Directive:
From the records below, extract all the text exactly and leave the images behind.
---- Records shown
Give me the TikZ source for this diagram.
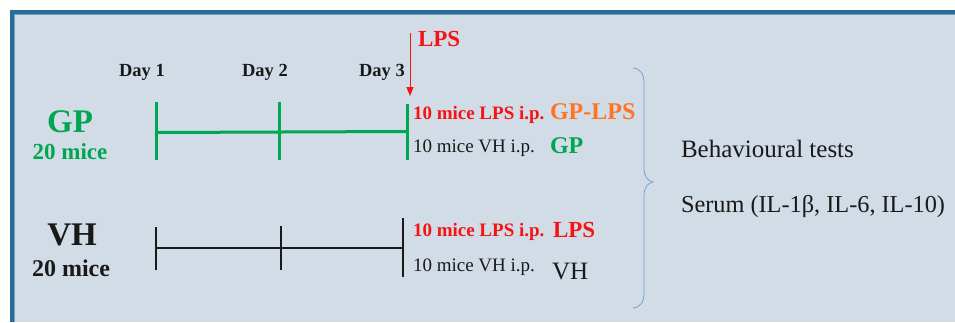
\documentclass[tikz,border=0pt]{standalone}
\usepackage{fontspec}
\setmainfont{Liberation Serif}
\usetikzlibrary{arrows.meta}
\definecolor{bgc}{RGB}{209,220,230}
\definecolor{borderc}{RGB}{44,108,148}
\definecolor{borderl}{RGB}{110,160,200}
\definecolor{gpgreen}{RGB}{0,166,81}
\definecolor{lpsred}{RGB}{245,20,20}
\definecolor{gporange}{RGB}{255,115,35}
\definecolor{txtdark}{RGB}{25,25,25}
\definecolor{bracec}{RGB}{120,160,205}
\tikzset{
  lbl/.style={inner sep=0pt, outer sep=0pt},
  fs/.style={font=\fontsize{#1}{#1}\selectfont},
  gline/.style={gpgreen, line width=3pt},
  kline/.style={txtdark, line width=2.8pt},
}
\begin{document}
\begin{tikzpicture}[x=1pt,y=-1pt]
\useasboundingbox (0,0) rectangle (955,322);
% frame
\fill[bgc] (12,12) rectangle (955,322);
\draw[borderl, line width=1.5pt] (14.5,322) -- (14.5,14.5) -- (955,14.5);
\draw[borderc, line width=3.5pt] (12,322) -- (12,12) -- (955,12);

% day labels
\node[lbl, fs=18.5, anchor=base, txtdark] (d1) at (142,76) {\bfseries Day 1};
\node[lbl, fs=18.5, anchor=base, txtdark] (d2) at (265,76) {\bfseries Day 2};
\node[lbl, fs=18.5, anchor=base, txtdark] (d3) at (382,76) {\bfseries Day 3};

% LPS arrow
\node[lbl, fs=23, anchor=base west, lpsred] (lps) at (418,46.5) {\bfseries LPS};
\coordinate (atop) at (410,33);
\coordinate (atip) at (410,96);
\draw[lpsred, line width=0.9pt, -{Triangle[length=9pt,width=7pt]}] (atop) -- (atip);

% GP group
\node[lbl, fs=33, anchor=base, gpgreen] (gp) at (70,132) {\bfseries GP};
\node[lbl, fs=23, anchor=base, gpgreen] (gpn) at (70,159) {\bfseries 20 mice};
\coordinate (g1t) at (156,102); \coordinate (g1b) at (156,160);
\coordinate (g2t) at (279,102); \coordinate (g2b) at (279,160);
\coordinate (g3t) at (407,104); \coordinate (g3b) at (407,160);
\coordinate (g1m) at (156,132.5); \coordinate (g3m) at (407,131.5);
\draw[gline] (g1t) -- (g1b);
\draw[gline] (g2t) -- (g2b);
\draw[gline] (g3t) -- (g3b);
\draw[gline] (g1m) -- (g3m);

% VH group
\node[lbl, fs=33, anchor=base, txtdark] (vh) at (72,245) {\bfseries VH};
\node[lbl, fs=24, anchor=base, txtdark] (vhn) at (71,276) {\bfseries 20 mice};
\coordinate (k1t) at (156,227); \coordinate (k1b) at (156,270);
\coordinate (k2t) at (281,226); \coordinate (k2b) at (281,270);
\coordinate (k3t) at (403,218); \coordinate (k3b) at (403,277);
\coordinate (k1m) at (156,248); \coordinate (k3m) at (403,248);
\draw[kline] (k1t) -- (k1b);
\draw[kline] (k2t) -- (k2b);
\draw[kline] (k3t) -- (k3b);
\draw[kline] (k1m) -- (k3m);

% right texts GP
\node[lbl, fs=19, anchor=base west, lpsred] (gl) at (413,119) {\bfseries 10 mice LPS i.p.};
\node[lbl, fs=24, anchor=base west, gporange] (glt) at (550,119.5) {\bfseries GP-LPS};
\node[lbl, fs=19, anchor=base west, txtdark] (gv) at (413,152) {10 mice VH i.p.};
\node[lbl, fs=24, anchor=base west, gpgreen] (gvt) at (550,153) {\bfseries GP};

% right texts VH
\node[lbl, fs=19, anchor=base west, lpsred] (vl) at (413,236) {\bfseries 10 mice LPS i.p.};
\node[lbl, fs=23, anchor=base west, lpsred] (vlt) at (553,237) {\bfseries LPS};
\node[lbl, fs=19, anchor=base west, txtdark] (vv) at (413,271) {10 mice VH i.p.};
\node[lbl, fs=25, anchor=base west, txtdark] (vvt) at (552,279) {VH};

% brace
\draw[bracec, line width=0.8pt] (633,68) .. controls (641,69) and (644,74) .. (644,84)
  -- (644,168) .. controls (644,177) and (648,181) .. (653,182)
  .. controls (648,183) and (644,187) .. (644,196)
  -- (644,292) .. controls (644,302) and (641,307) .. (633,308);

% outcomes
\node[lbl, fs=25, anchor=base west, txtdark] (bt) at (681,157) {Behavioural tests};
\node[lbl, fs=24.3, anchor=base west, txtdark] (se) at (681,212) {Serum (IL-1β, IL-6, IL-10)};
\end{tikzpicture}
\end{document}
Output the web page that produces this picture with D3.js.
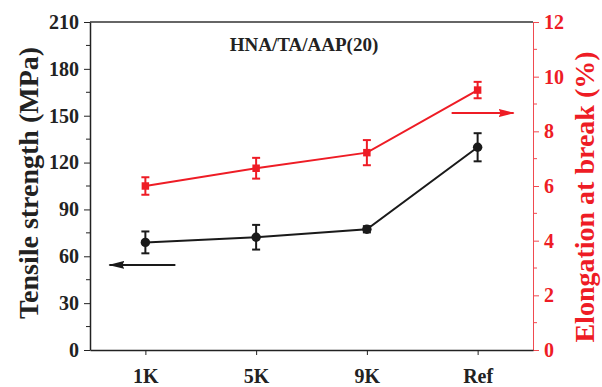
--------
Reply to the task:
Give me the TikZ source for this diagram.
\documentclass[tikz,border=0pt]{standalone}
\usepackage{fontspec}
\setmainfont{Liberation Serif}
\usetikzlibrary{arrows.meta}
\definecolor{bgc}{RGB}{209,220,230}
\definecolor{borderc}{RGB}{44,108,148}
\definecolor{borderl}{RGB}{110,160,200}
\definecolor{gpgreen}{RGB}{0,166,81}
\definecolor{lpsred}{RGB}{245,20,20}
\definecolor{gporange}{RGB}{255,115,35}
\definecolor{txtdark}{RGB}{25,25,25}
\definecolor{bracec}{RGB}{120,160,205}
\tikzset{
  lbl/.style={inner sep=0pt, outer sep=0pt},
  fs/.style={font=\fontsize{#1}{#1}\selectfont},
  gline/.style={gpgreen, line width=3pt},
  kline/.style={txtdark, line width=2.8pt},
}
\begin{document}
\begin{tikzpicture}[x=1pt,y=-1pt]
\useasboundingbox (0,0) rectangle (955,322);
% frame
\fill[bgc] (12,12) rectangle (955,322);
\draw[borderl, line width=1.5pt] (14.5,322) -- (14.5,14.5) -- (955,14.5);
\draw[borderc, line width=3.5pt] (12,322) -- (12,12) -- (955,12);

% day labels
\node[lbl, fs=18.5, anchor=base, txtdark] (d1) at (142,76) {\bfseries Day 1};
\node[lbl, fs=18.5, anchor=base, txtdark] (d2) at (265,76) {\bfseries Day 2};
\node[lbl, fs=18.5, anchor=base, txtdark] (d3) at (382,76) {\bfseries Day 3};

% LPS arrow
\node[lbl, fs=23, anchor=base west, lpsred] (lps) at (418,46.5) {\bfseries LPS};
\coordinate (atop) at (410,33);
\coordinate (atip) at (410,96);
\draw[lpsred, line width=0.9pt, -{Triangle[length=9pt,width=7pt]}] (atop) -- (atip);

% GP group
\node[lbl, fs=33, anchor=base, gpgreen] (gp) at (70,132) {\bfseries GP};
\node[lbl, fs=23, anchor=base, gpgreen] (gpn) at (70,159) {\bfseries 20 mice};
\coordinate (g1t) at (156,102); \coordinate (g1b) at (156,160);
\coordinate (g2t) at (279,102); \coordinate (g2b) at (279,160);
\coordinate (g3t) at (407,104); \coordinate (g3b) at (407,160);
\coordinate (g1m) at (156,132.5); \coordinate (g3m) at (407,131.5);
\draw[gline] (g1t) -- (g1b);
\draw[gline] (g2t) -- (g2b);
\draw[gline] (g3t) -- (g3b);
\draw[gline] (g1m) -- (g3m);

% VH group
\node[lbl, fs=33, anchor=base, txtdark] (vh) at (72,245) {\bfseries VH};
\node[lbl, fs=24, anchor=base, txtdark] (vhn) at (71,276) {\bfseries 20 mice};
\coordinate (k1t) at (156,227); \coordinate (k1b) at (156,270);
\coordinate (k2t) at (281,226); \coordinate (k2b) at (281,270);
\coordinate (k3t) at (403,218); \coordinate (k3b) at (403,277);
\coordinate (k1m) at (156,248); \coordinate (k3m) at (403,248);
\draw[kline] (k1t) -- (k1b);
\draw[kline] (k2t) -- (k2b);
\draw[kline] (k3t) -- (k3b);
\draw[kline] (k1m) -- (k3m);

% right texts GP
\node[lbl, fs=19, anchor=base west, lpsred] (gl) at (413,119) {\bfseries 10 mice LPS i.p.};
\node[lbl, fs=24, anchor=base west, gporange] (glt) at (550,119.5) {\bfseries GP-LPS};
\node[lbl, fs=19, anchor=base west, txtdark] (gv) at (413,152) {10 mice VH i.p.};
\node[lbl, fs=24, anchor=base west, gpgreen] (gvt) at (550,153) {\bfseries GP};

% right texts VH
\node[lbl, fs=19, anchor=base west, lpsred] (vl) at (413,236) {\bfseries 10 mice LPS i.p.};
\node[lbl, fs=23, anchor=base west, lpsred] (vlt) at (553,237) {\bfseries LPS};
\node[lbl, fs=19, anchor=base west, txtdark] (vv) at (413,271) {10 mice VH i.p.};
\node[lbl, fs=25, anchor=base west, txtdark] (vvt) at (552,279) {VH};

% brace
\draw[bracec, line width=0.8pt] (633,68) .. controls (641,69) and (644,74) .. (644,84)
  -- (644,168) .. controls (644,177) and (648,181) .. (653,182)
  .. controls (648,183) and (644,187) .. (644,196)
  -- (644,292) .. controls (644,302) and (641,307) .. (633,308);

% outcomes
\node[lbl, fs=25, anchor=base west, txtdark] (bt) at (681,157) {Behavioural tests};
\node[lbl, fs=24.3, anchor=base west, txtdark] (se) at (681,212) {Serum (IL-1β, IL-6, IL-10)};
\end{tikzpicture}
\end{document}
Output the web page that produces this picture with D3.js.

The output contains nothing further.